### [Given data]
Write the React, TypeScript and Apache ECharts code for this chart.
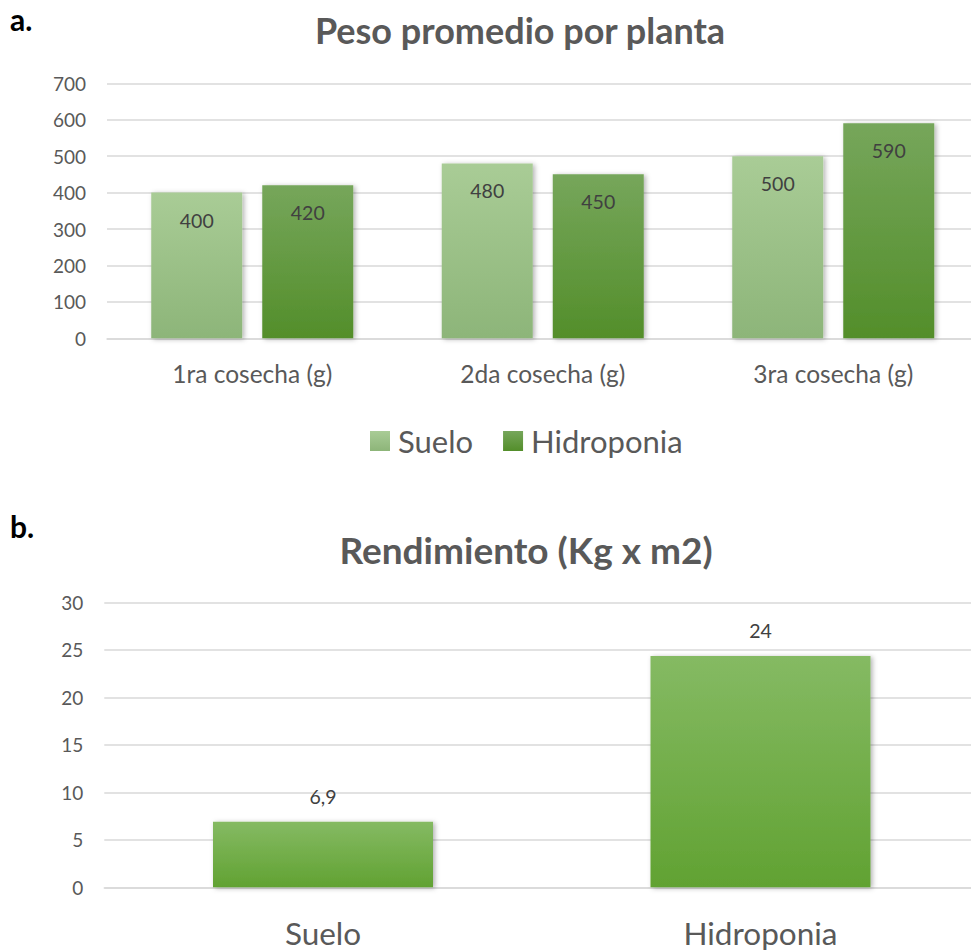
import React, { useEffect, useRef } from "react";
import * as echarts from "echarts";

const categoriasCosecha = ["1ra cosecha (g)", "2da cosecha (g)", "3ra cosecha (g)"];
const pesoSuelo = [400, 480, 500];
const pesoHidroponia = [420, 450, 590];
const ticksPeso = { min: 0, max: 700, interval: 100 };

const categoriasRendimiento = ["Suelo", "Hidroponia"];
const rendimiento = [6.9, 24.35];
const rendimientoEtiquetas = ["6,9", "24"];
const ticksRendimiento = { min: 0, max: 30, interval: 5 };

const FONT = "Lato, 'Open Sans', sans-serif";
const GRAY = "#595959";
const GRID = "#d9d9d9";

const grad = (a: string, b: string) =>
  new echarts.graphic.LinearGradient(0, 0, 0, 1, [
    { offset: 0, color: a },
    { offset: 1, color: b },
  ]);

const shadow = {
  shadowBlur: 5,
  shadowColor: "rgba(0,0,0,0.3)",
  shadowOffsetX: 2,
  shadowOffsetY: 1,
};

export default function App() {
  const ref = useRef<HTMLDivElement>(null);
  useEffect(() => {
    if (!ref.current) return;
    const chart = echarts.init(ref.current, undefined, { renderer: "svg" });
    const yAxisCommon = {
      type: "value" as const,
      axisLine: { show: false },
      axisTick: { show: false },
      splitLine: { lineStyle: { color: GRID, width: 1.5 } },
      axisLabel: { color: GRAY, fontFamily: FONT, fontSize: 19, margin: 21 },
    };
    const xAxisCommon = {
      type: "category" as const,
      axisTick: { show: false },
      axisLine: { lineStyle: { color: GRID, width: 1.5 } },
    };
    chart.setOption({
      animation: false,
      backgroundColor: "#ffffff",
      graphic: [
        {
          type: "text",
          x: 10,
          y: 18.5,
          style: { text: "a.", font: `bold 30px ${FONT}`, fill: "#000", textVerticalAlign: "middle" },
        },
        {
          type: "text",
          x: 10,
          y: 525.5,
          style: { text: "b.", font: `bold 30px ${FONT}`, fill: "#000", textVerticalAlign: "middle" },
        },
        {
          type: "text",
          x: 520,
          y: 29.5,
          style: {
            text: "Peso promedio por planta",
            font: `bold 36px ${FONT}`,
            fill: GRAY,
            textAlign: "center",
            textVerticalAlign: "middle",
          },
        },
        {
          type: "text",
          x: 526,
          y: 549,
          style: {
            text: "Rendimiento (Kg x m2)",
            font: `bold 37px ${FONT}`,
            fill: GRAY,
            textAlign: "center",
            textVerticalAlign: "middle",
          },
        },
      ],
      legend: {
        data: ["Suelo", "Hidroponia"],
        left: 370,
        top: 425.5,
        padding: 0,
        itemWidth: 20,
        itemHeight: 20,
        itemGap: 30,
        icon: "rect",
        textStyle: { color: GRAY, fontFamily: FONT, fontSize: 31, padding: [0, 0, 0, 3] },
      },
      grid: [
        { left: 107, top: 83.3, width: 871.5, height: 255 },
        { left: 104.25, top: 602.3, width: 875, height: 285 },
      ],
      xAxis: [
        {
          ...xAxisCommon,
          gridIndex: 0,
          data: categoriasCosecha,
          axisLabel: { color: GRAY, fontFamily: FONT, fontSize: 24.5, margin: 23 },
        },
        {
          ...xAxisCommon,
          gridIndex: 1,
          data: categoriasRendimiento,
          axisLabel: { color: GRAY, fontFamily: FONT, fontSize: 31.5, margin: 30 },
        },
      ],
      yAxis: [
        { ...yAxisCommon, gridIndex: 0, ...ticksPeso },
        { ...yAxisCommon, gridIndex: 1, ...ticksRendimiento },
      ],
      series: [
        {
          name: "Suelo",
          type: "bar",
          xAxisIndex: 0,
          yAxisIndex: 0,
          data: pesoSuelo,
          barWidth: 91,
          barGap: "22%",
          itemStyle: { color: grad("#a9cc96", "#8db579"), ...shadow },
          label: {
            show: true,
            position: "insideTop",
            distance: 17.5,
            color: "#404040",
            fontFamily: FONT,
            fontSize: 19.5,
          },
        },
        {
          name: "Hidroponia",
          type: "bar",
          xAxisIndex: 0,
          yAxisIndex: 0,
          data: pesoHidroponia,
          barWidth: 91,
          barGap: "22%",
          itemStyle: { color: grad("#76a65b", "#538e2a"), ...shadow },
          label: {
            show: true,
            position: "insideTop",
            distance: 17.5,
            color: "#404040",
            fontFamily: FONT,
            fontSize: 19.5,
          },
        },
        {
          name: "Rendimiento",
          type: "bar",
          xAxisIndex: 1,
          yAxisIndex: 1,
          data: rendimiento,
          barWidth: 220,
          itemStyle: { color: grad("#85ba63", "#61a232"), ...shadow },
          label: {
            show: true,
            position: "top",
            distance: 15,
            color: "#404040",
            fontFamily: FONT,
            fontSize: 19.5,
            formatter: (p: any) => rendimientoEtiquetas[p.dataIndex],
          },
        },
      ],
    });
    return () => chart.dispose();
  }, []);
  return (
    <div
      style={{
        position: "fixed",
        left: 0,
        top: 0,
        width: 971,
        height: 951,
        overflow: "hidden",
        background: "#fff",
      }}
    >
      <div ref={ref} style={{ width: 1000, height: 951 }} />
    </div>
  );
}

### [Set problem]
Every line is to be duplicated exactly, though pictures stay out.

### [Correct output]
Write the React, TypeScript and Apache ECharts code for this chart.
import React, { useEffect, useRef } from "react";
import * as echarts from "echarts";

const categoriasCosecha = ["1ra cosecha (g)", "2da cosecha (g)", "3ra cosecha (g)"];
const pesoSuelo = [400, 480, 500];
const pesoHidroponia = [420, 450, 590];
const ticksPeso = { min: 0, max: 700, interval: 100 };

const categoriasRendimiento = ["Suelo", "Hidroponia"];
const rendimiento = [6.9, 24.35];
const rendimientoEtiquetas = ["6,9", "24"];
const ticksRendimiento = { min: 0, max: 30, interval: 5 };

const FONT = "Lato, 'Open Sans', sans-serif";
const GRAY = "#595959";
const GRID = "#d9d9d9";

const grad = (a: string, b: string) =>
  new echarts.graphic.LinearGradient(0, 0, 0, 1, [
    { offset: 0, color: a },
    { offset: 1, color: b },
  ]);

const shadow = {
  shadowBlur: 5,
  shadowColor: "rgba(0,0,0,0.3)",
  shadowOffsetX: 2,
  shadowOffsetY: 1,
};

export default function App() {
  const ref = useRef<HTMLDivElement>(null);
  useEffect(() => {
    if (!ref.current) return;
    const chart = echarts.init(ref.current, undefined, { renderer: "svg" });
    const yAxisCommon = {
      type: "value" as const,
      axisLine: { show: false },
      axisTick: { show: false },
      splitLine: { lineStyle: { color: GRID, width: 1.5 } },
      axisLabel: { color: GRAY, fontFamily: FONT, fontSize: 19, margin: 21 },
    };
    const xAxisCommon = {
      type: "category" as const,
      axisTick: { show: false },
      axisLine: { lineStyle: { color: GRID, width: 1.5 } },
    };
    chart.setOption({
      animation: false,
      backgroundColor: "#ffffff",
      graphic: [
        {
          type: "text",
          x: 10,
          y: 18.5,
          style: { text: "a.", font: `bold 30px ${FONT}`, fill: "#000", textVerticalAlign: "middle" },
        },
        {
          type: "text",
          x: 10,
          y: 525.5,
          style: { text: "b.", font: `bold 30px ${FONT}`, fill: "#000", textVerticalAlign: "middle" },
        },
        {
          type: "text",
          x: 520,
          y: 29.5,
          style: {
            text: "Peso promedio por planta",
            font: `bold 36px ${FONT}`,
            fill: GRAY,
            textAlign: "center",
            textVerticalAlign: "middle",
          },
        },
        {
          type: "text",
          x: 526,
          y: 549,
          style: {
            text: "Rendimiento (Kg x m2)",
            font: `bold 37px ${FONT}`,
            fill: GRAY,
            textAlign: "center",
            textVerticalAlign: "middle",
          },
        },
      ],
      legend: {
        data: ["Suelo", "Hidroponia"],
        left: 370,
        top: 425.5,
        padding: 0,
        itemWidth: 20,
        itemHeight: 20,
        itemGap: 30,
        icon: "rect",
        textStyle: { color: GRAY, fontFamily: FONT, fontSize: 31, padding: [0, 0, 0, 3] },
      },
      grid: [
        { left: 107, top: 83.3, width: 871.5, height: 255 },
        { left: 104.25, top: 602.3, width: 875, height: 285 },
      ],
      xAxis: [
        {
          ...xAxisCommon,
          gridIndex: 0,
          data: categoriasCosecha,
          axisLabel: { color: GRAY, fontFamily: FONT, fontSize: 24.5, margin: 23 },
        },
        {
          ...xAxisCommon,
          gridIndex: 1,
          data: categoriasRendimiento,
          axisLabel: { color: GRAY, fontFamily: FONT, fontSize: 31.5, margin: 30 },
        },
      ],
      yAxis: [
        { ...yAxisCommon, gridIndex: 0, ...ticksPeso },
        { ...yAxisCommon, gridIndex: 1, ...ticksRendimiento },
      ],
      series: [
        {
          name: "Suelo",
          type: "bar",
          xAxisIndex: 0,
          yAxisIndex: 0,
          data: pesoSuelo,
          barWidth: 91,
          barGap: "22%",
          itemStyle: { color: grad("#a9cc96", "#8db579"), ...shadow },
          label: {
            show: true,
            position: "insideTop",
            distance: 17.5,
            color: "#404040",
            fontFamily: FONT,
            fontSize: 19.5,
          },
        },
        {
          name: "Hidroponia",
          type: "bar",
          xAxisIndex: 0,
          yAxisIndex: 0,
          data: pesoHidroponia,
          barWidth: 91,
          barGap: "22%",
          itemStyle: { color: grad("#76a65b", "#538e2a"), ...shadow },
          label: {
            show: true,
            position: "insideTop",
            distance: 17.5,
            color: "#404040",
            fontFamily: FONT,
            fontSize: 19.5,
          },
        },
        {
          name: "Rendimiento",
          type: "bar",
          xAxisIndex: 1,
          yAxisIndex: 1,
          data: rendimiento,
          barWidth: 220,
          itemStyle: { color: grad("#85ba63", "#61a232"), ...shadow },
          label: {
            show: true,
            position: "top",
            distance: 15,
            color: "#404040",
            fontFamily: FONT,
            fontSize: 19.5,
            formatter: (p: any) => rendimientoEtiquetas[p.dataIndex],
          },
        },
      ],
    });
    return () => chart.dispose();
  }, []);
  return (
    <div
      style={{
        position: "fixed",
        left: 0,
        top: 0,
        width: 971,
        height: 951,
        overflow: "hidden",
        background: "#fff",
      }}
    >
      <div ref={ref} style={{ width: 1000, height: 951 }} />
    </div>
  );
}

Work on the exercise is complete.